> **Raw data**
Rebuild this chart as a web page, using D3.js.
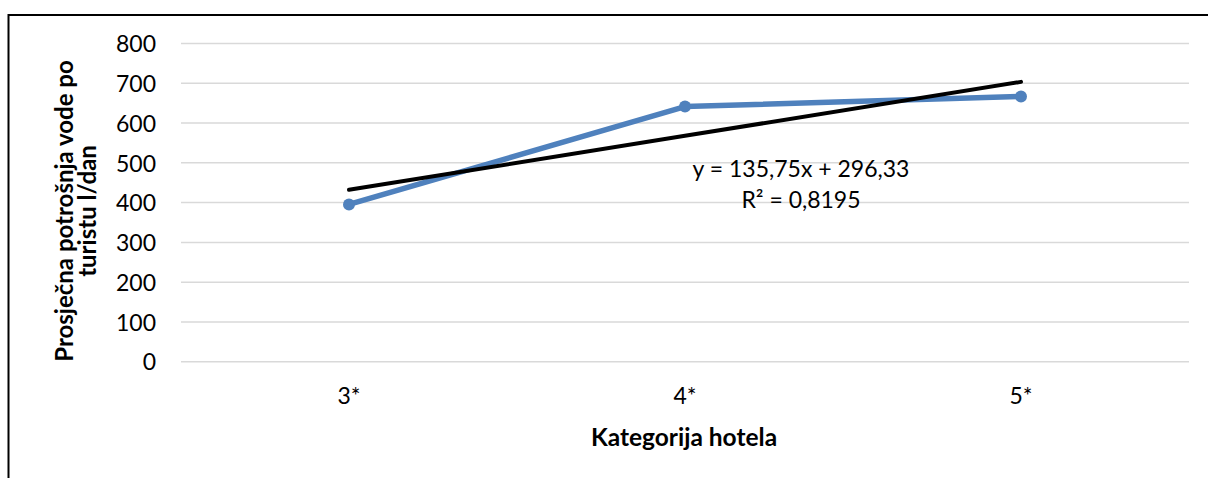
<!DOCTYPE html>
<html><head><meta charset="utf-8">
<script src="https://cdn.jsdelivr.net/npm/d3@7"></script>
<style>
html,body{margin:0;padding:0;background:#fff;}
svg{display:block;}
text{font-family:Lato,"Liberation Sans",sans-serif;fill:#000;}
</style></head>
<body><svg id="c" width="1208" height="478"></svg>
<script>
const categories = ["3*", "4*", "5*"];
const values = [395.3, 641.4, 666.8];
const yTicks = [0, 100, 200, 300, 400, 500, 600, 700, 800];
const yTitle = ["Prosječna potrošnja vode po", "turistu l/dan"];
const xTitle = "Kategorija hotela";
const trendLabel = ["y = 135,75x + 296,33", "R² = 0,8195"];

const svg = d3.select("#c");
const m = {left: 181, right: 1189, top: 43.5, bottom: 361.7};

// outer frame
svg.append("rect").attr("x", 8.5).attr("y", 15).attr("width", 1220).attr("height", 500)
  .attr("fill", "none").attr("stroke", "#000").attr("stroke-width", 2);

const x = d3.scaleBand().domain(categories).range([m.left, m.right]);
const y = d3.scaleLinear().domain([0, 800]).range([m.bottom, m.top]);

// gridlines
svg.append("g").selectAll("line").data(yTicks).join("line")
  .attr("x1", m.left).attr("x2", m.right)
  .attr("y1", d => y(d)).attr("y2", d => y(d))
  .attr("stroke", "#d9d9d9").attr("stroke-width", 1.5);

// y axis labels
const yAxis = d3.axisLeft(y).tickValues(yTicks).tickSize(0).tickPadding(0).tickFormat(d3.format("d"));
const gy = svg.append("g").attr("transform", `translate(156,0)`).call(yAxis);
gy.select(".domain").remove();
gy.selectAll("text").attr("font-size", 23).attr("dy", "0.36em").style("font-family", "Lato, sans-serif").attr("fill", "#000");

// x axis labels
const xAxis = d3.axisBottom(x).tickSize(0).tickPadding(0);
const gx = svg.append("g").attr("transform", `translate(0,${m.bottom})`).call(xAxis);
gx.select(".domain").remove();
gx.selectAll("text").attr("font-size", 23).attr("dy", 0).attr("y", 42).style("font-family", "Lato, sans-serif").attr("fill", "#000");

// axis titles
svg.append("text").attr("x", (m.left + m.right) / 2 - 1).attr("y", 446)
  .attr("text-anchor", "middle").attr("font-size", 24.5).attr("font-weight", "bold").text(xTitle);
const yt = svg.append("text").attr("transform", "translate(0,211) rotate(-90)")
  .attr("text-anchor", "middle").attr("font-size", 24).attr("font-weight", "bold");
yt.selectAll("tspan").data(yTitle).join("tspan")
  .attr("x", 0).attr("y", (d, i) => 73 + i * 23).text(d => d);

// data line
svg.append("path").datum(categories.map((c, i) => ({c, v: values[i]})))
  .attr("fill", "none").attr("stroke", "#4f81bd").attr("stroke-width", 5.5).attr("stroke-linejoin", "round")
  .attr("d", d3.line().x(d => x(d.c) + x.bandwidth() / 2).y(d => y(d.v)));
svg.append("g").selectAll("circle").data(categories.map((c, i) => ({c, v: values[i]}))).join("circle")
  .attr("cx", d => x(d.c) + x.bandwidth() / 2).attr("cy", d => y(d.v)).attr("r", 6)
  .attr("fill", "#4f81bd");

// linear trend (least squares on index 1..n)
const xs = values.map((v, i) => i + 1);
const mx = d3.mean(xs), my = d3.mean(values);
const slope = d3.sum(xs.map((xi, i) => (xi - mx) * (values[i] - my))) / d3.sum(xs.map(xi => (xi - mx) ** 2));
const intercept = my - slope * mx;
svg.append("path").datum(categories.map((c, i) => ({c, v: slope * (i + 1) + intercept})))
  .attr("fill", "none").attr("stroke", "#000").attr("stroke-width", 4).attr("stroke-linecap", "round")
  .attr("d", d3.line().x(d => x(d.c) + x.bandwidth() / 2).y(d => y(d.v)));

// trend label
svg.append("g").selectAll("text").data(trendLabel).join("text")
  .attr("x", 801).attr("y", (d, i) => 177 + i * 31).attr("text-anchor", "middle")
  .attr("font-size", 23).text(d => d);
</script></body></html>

> **Instructions to follow**
Leave out the pictures and retype every line above exactly.

> **Solution to the problem**
Rebuild this chart as a web page, using D3.js.
<!DOCTYPE html>
<html><head><meta charset="utf-8">
<script src="https://cdn.jsdelivr.net/npm/d3@7"></script>
<style>
html,body{margin:0;padding:0;background:#fff;}
svg{display:block;}
text{font-family:Lato,"Liberation Sans",sans-serif;fill:#000;}
</style></head>
<body><svg id="c" width="1208" height="478"></svg>
<script>
const categories = ["3*", "4*", "5*"];
const values = [395.3, 641.4, 666.8];
const yTicks = [0, 100, 200, 300, 400, 500, 600, 700, 800];
const yTitle = ["Prosječna potrošnja vode po", "turistu l/dan"];
const xTitle = "Kategorija hotela";
const trendLabel = ["y = 135,75x + 296,33", "R² = 0,8195"];

const svg = d3.select("#c");
const m = {left: 181, right: 1189, top: 43.5, bottom: 361.7};

// outer frame
svg.append("rect").attr("x", 8.5).attr("y", 15).attr("width", 1220).attr("height", 500)
  .attr("fill", "none").attr("stroke", "#000").attr("stroke-width", 2);

const x = d3.scaleBand().domain(categories).range([m.left, m.right]);
const y = d3.scaleLinear().domain([0, 800]).range([m.bottom, m.top]);

// gridlines
svg.append("g").selectAll("line").data(yTicks).join("line")
  .attr("x1", m.left).attr("x2", m.right)
  .attr("y1", d => y(d)).attr("y2", d => y(d))
  .attr("stroke", "#d9d9d9").attr("stroke-width", 1.5);

// y axis labels
const yAxis = d3.axisLeft(y).tickValues(yTicks).tickSize(0).tickPadding(0).tickFormat(d3.format("d"));
const gy = svg.append("g").attr("transform", `translate(156,0)`).call(yAxis);
gy.select(".domain").remove();
gy.selectAll("text").attr("font-size", 23).attr("dy", "0.36em").style("font-family", "Lato, sans-serif").attr("fill", "#000");

// x axis labels
const xAxis = d3.axisBottom(x).tickSize(0).tickPadding(0);
const gx = svg.append("g").attr("transform", `translate(0,${m.bottom})`).call(xAxis);
gx.select(".domain").remove();
gx.selectAll("text").attr("font-size", 23).attr("dy", 0).attr("y", 42).style("font-family", "Lato, sans-serif").attr("fill", "#000");

// axis titles
svg.append("text").attr("x", (m.left + m.right) / 2 - 1).attr("y", 446)
  .attr("text-anchor", "middle").attr("font-size", 24.5).attr("font-weight", "bold").text(xTitle);
const yt = svg.append("text").attr("transform", "translate(0,211) rotate(-90)")
  .attr("text-anchor", "middle").attr("font-size", 24).attr("font-weight", "bold");
yt.selectAll("tspan").data(yTitle).join("tspan")
  .attr("x", 0).attr("y", (d, i) => 73 + i * 23).text(d => d);

// data line
svg.append("path").datum(categories.map((c, i) => ({c, v: values[i]})))
  .attr("fill", "none").attr("stroke", "#4f81bd").attr("stroke-width", 5.5).attr("stroke-linejoin", "round")
  .attr("d", d3.line().x(d => x(d.c) + x.bandwidth() / 2).y(d => y(d.v)));
svg.append("g").selectAll("circle").data(categories.map((c, i) => ({c, v: values[i]}))).join("circle")
  .attr("cx", d => x(d.c) + x.bandwidth() / 2).attr("cy", d => y(d.v)).attr("r", 6)
  .attr("fill", "#4f81bd");

// linear trend (least squares on index 1..n)
const xs = values.map((v, i) => i + 1);
const mx = d3.mean(xs), my = d3.mean(values);
const slope = d3.sum(xs.map((xi, i) => (xi - mx) * (values[i] - my))) / d3.sum(xs.map(xi => (xi - mx) ** 2));
const intercept = my - slope * mx;
svg.append("path").datum(categories.map((c, i) => ({c, v: slope * (i + 1) + intercept})))
  .attr("fill", "none").attr("stroke", "#000").attr("stroke-width", 4).attr("stroke-linecap", "round")
  .attr("d", d3.line().x(d => x(d.c) + x.bandwidth() / 2).y(d => y(d.v)));

// trend label
svg.append("g").selectAll("text").data(trendLabel).join("text")
  .attr("x", 801).attr("y", (d, i) => 177 + i * 31).attr("text-anchor", "middle")
  .attr("font-size", 23).text(d => d);
</script></body></html>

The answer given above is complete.